Oireachtas Joint and Select Committees

Thursday, 7 March 2013

Committee on Finance, Public Expenditure and Reform: Select Sub-Committee on Finance

Finance Bill 2013: Committee Stage (Resumed)

12:45 pm

Photo of Brian HayesBrian Hayes (Dublin South West, Fine Gael) | Oireachtas source

I move amendment No. 95:


In page 135, before section 78, to insert the following new section:

78.—Section 85 of the Principal Act is amended—(a) by inserting the following after subsection (1):
"(1A) For the purposes of subsection (2)(d) 'enhanced equipment trust certificate' means loan capital issued by a company to raise finance to acquire, develop or lease aircraft.",
and
(b) in subsection (2) by deleting "and" at the end of paragraph (b) and substituting "business, and" for "business." in paragraph (c) and by inserting the following after paragraph (c):
"(d) the issue, transfer or redemption of an enhanced equipment trust certificate.".".
This amendment provides for an exemption from stamp duty in respect of the issue, transfer or redemption of enhanced equipment trust certificates, EETCs. These certificates are an aviation-specific form of asset-backed security, that is, security on the aircraft as opposed to the revenue stream. The established market in EETCs exists in the US and the business relating to it in 2012 amounted to $27 billion. A full adoption of Alternative A of the Cape Town treaty or equivalent domestic legislation is necessary to ensure the requisite level of security for investors. Such adoption could enable a discount for borrowers. The Departments of Transport, Tourism and Sport and Jobs, Enterprise and Innovation are currently progressing heads to adopt conditions equivalent to Alternative A.

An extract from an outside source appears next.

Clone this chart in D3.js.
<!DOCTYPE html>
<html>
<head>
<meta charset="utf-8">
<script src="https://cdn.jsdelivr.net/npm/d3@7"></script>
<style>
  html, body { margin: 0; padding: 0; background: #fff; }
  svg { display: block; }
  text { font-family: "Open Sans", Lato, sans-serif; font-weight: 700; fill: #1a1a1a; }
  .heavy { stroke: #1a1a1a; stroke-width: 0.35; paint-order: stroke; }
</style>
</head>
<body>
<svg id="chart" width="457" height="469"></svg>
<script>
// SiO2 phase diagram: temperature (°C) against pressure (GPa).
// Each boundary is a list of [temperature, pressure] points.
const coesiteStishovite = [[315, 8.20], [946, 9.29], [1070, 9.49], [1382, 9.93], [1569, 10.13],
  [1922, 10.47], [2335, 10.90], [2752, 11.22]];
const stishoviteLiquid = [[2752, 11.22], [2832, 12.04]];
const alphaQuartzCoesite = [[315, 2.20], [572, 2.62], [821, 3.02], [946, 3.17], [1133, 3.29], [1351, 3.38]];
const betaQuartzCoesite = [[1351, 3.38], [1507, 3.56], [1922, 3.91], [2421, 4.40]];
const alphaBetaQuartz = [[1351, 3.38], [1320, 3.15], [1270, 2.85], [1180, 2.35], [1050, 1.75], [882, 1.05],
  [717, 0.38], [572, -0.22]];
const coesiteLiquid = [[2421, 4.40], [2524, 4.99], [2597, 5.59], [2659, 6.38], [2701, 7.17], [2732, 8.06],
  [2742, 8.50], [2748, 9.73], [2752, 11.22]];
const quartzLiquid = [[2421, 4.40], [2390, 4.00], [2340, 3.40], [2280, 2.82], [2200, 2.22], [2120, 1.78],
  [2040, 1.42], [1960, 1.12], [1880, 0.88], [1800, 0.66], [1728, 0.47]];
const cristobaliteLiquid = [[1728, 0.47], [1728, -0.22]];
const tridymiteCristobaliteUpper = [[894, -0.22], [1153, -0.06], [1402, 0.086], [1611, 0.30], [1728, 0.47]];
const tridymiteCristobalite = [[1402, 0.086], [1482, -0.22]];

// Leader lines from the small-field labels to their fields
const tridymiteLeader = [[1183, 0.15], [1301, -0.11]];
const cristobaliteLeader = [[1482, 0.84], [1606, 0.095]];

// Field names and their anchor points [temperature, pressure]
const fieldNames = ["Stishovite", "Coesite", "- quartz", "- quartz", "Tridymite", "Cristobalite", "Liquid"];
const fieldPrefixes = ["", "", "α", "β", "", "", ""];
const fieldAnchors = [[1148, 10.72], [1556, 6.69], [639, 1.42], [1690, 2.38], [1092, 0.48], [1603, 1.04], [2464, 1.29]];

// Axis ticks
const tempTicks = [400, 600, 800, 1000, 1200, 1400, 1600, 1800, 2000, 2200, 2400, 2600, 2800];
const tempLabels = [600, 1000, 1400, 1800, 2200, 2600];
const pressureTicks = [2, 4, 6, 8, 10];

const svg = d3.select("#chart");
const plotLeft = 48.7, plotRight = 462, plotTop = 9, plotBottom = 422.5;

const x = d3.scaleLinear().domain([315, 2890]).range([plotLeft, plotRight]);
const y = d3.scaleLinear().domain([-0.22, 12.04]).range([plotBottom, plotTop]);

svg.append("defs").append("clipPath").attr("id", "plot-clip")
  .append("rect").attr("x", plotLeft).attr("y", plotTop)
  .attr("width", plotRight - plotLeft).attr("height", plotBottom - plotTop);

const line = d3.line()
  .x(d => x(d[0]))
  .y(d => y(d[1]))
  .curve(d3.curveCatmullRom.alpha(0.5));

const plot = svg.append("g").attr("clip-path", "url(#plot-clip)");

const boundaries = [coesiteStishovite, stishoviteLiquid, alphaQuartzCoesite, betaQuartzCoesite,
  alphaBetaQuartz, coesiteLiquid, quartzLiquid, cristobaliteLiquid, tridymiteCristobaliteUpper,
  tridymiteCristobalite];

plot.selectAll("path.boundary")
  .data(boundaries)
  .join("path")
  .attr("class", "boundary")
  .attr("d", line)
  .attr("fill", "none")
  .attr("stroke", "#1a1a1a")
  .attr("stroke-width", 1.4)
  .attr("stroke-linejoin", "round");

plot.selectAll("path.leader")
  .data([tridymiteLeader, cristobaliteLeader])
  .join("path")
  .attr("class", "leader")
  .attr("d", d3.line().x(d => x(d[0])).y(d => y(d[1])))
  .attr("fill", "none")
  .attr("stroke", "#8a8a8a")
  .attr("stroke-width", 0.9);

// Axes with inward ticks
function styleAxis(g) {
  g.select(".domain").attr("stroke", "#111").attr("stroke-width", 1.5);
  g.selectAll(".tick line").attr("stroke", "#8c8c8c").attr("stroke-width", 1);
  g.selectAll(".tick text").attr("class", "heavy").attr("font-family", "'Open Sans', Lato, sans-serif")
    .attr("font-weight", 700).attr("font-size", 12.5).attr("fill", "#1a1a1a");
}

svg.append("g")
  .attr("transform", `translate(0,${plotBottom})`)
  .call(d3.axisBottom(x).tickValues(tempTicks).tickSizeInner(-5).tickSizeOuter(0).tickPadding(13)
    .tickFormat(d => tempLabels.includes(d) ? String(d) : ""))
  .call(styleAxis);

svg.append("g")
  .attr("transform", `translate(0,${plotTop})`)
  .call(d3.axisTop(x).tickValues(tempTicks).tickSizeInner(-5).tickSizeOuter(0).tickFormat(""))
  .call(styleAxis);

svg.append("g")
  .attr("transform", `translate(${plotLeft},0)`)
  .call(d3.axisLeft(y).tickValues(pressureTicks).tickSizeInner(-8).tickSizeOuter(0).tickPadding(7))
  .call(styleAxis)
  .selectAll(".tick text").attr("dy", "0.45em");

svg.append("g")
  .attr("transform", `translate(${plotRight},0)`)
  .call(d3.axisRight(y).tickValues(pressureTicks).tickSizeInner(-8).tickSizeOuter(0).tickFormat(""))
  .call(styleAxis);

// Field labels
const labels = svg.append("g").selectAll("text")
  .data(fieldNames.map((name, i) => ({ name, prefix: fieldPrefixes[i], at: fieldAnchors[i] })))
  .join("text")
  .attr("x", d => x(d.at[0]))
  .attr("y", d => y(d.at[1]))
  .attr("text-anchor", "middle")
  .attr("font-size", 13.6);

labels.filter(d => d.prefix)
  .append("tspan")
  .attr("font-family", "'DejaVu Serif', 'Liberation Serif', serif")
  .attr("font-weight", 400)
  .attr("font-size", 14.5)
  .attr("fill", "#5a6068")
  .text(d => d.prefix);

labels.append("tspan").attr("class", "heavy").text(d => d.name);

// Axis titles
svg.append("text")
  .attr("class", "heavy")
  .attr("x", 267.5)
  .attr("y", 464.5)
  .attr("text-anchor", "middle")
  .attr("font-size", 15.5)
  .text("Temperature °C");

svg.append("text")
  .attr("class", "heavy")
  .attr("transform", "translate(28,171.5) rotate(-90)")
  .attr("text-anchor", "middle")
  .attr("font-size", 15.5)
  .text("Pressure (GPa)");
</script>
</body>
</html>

The adoption of provisions equivalent to Alternative A of the Cape Town treaty by Ireland could create the potential to make this country an attractive location for EETC issuance, if completed by appropriate fiscal policy measures. EETCs are primarily employed in the used aircraft sector. In view of the fact that banks only have so much capacity at present, it can be difficult for airlines to raise the level of funding required through bank debt alone. In addition, airlines are increasingly seeking to diversify funding resources. EETCs enable the financing of older assets, something which is not generally possible by means of bank debt. In the US market, the aircraft that are financed through the use of EETCs would typically be five to ten years old. To facilitate the successful issuance of EETCs in Ireland, in addition to the insolvency provisions being examined by the Departments of Jobs, Enterprise and Innovation and Transport, Tourism and Sport, an amendment to the stamp duty provisions is required in order to exempt EETCs from such duty, thereby making this form of financing more attractive to investors.

Ireland is a major global centre for aviation leasing and the host of international registry associations linked with the Cape Town Convention on International Interests in Mobile Equipment. In such circumstances, there is a significant opportunity for Ireland to leverage its existing expertise in this area to create new and cheaper sources of funding for Irish airlines and to raise the country's profile as a centre for aviation finance. This was noted in the report of the aviation business development task force, which was published on 12 November last, and has been included as an action point in the Action Plan for Jobs. The benefit to the State of what is being done in this instance could be to root our aviation industry more firmly here, enhance the country's attractiveness as an aviation hub and increase revenue streams from trading in the instruments. Additional jobs should be created, although mostly in the professional services arena.